= Economy in Papua =

The Papuan economy is an analysis of economic progress from various fields and an increase in the quality of the welfare of the Papuan people.

According to the Regional Development Planning Agency (Bappeda) 2018, economic growth in Papua and West Papua Provinces were getting better.

The massive development in Papua and West Papua Provinces has been carried out since 2002. The increase in development is in the line with the large allocation of Special Autonomy (Otsus) funds and the Additional Infrastructure Fund which has continued to increase from year to year.

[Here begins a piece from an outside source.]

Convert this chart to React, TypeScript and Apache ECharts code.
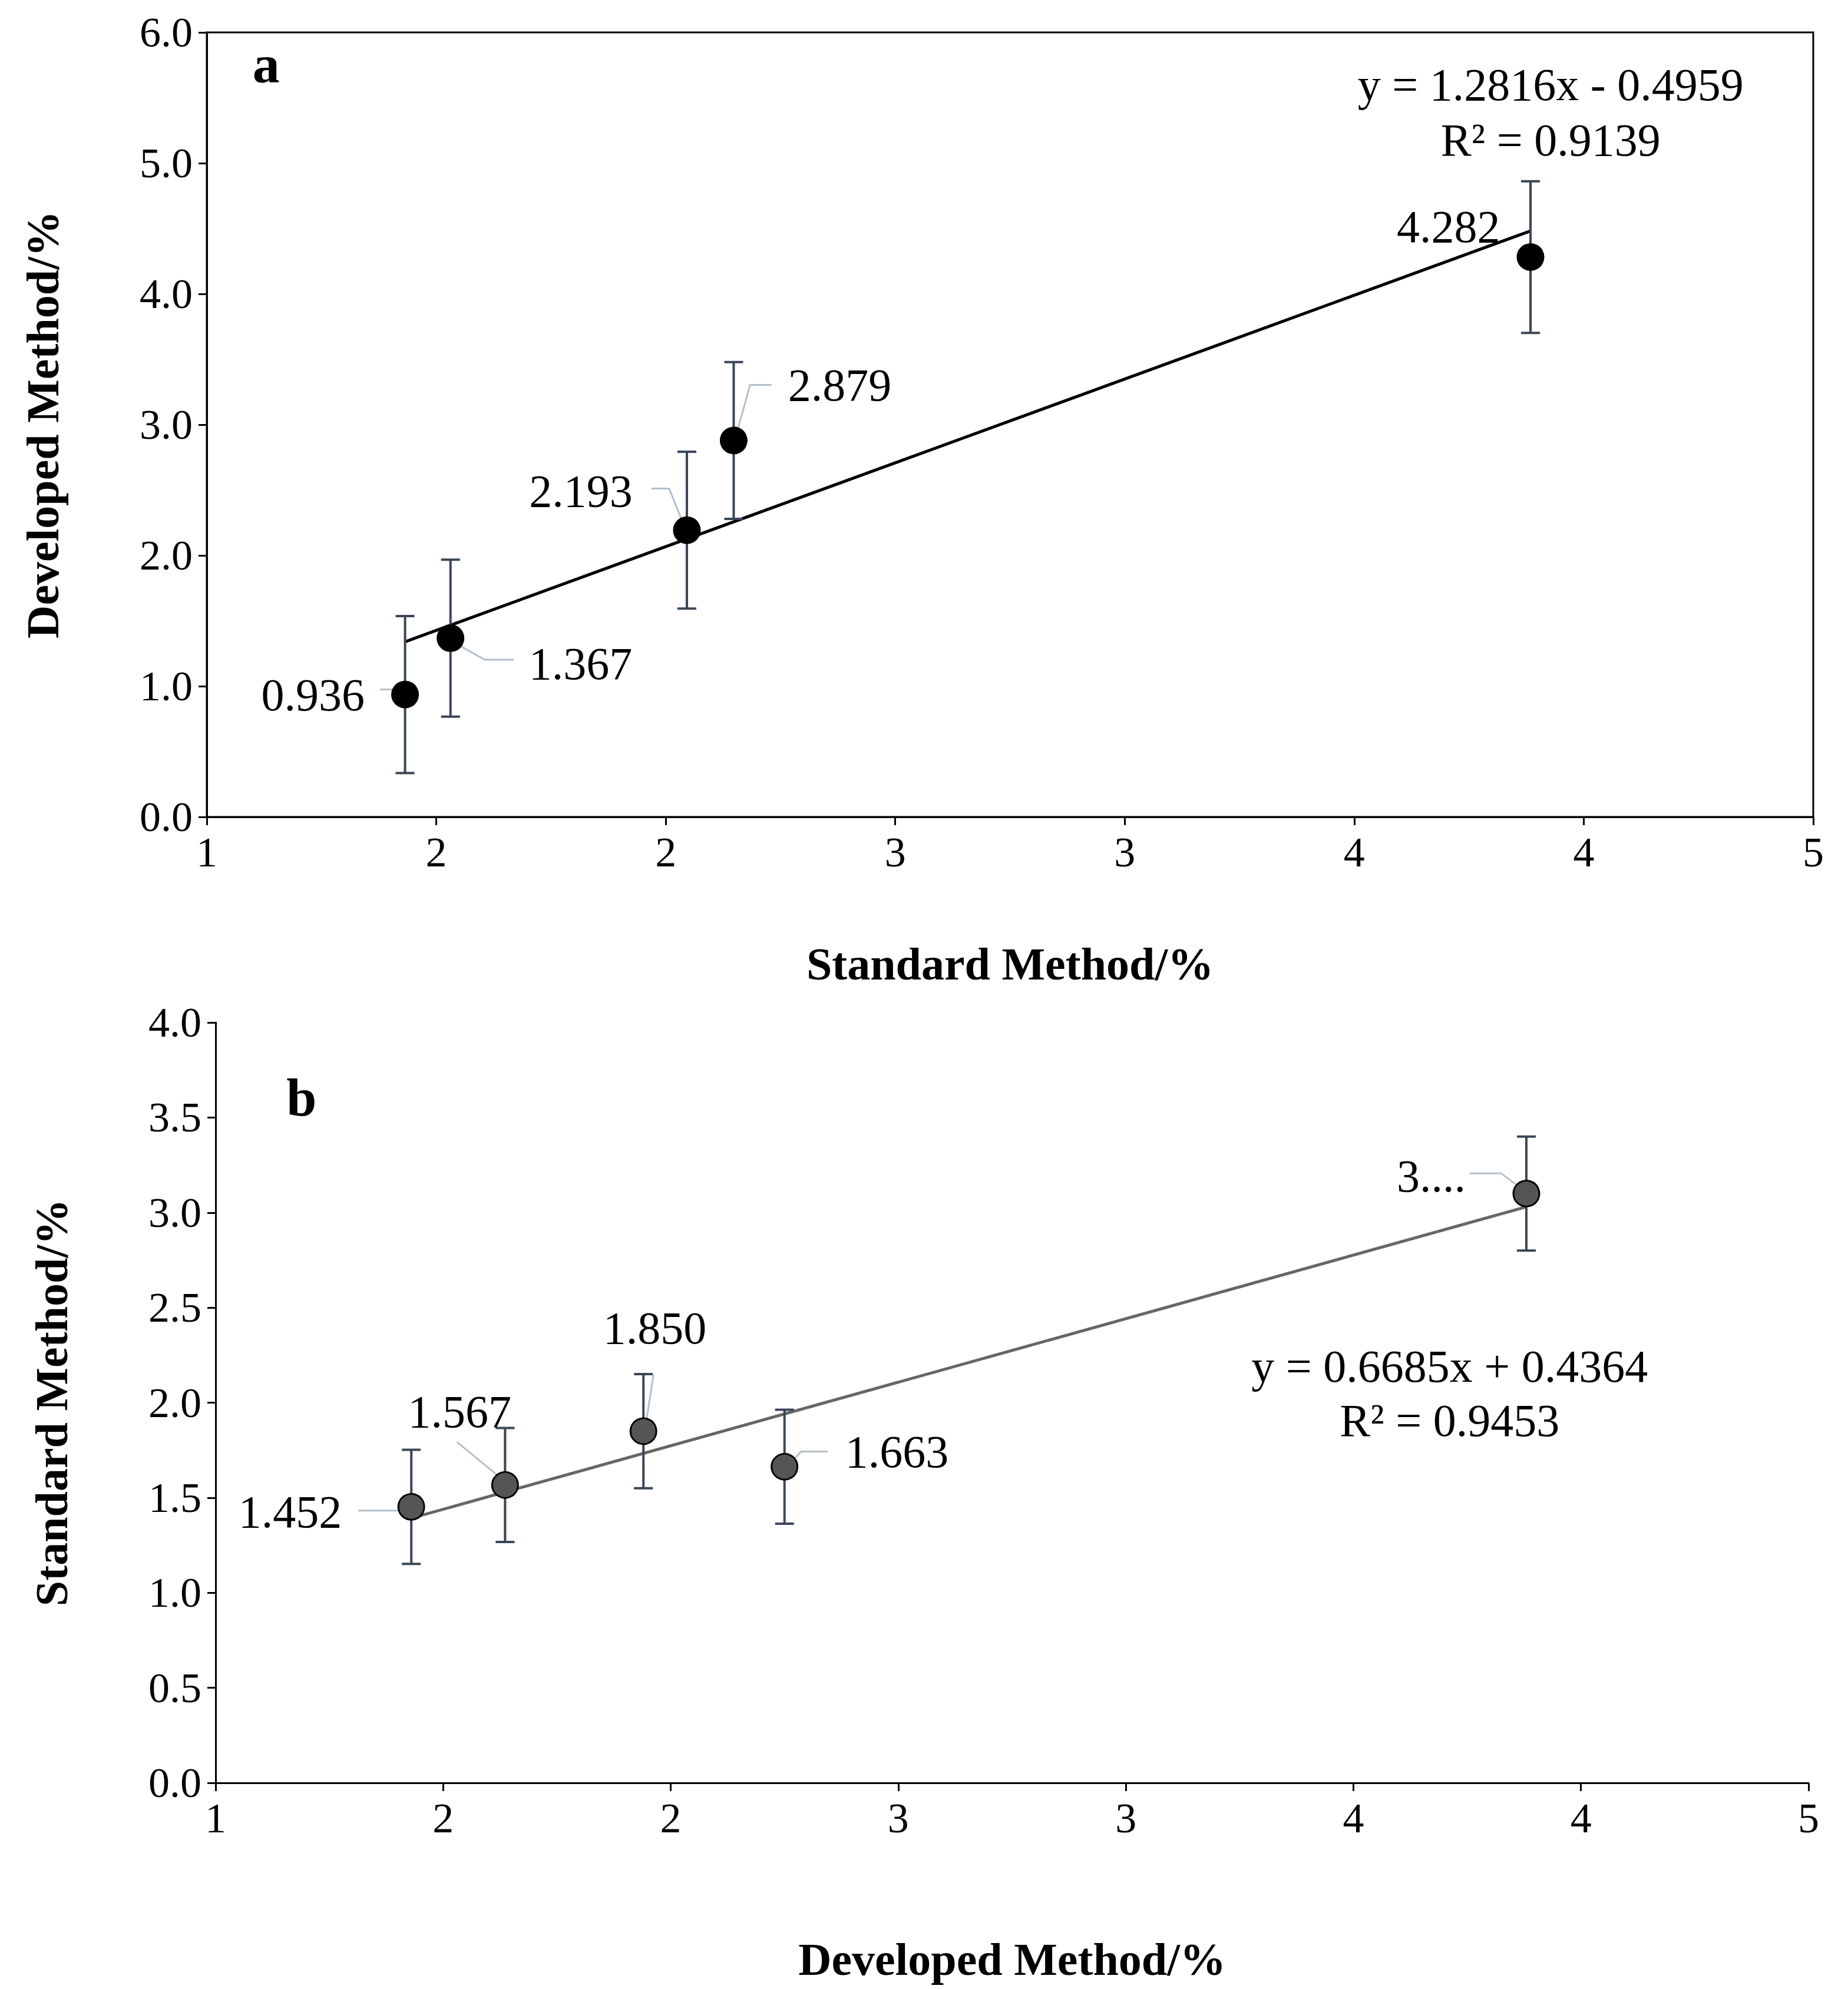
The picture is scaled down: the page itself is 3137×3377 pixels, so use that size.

In 2019, the government budgeted special autonomy funds for Papua Province amounting to IDR 5.85 trillion and West Papua Province IDR 2.51 trillion To accelerate development, the government also disbursed an Additional Infrastructure Fund (DTI) of Rp. 2.82 trillion for Papua and Rp. 1.44 trillion for West Papua in 2019. So that the total Otsus and DTI funds that have been budgeted for the two easternmost provinces of Indonesia from 2002 to 2019 around IDR 85.85 trillion and IDR 28.37 trillion.

== Economic Growth ==
Gross Regional Domestic Product (Regional GDP) is an important indicator to determine the rate of economic growth in a region. Regional GDP based on the current prices of Papua and West Papua Provinces during the 2015-2019 period continues to increase.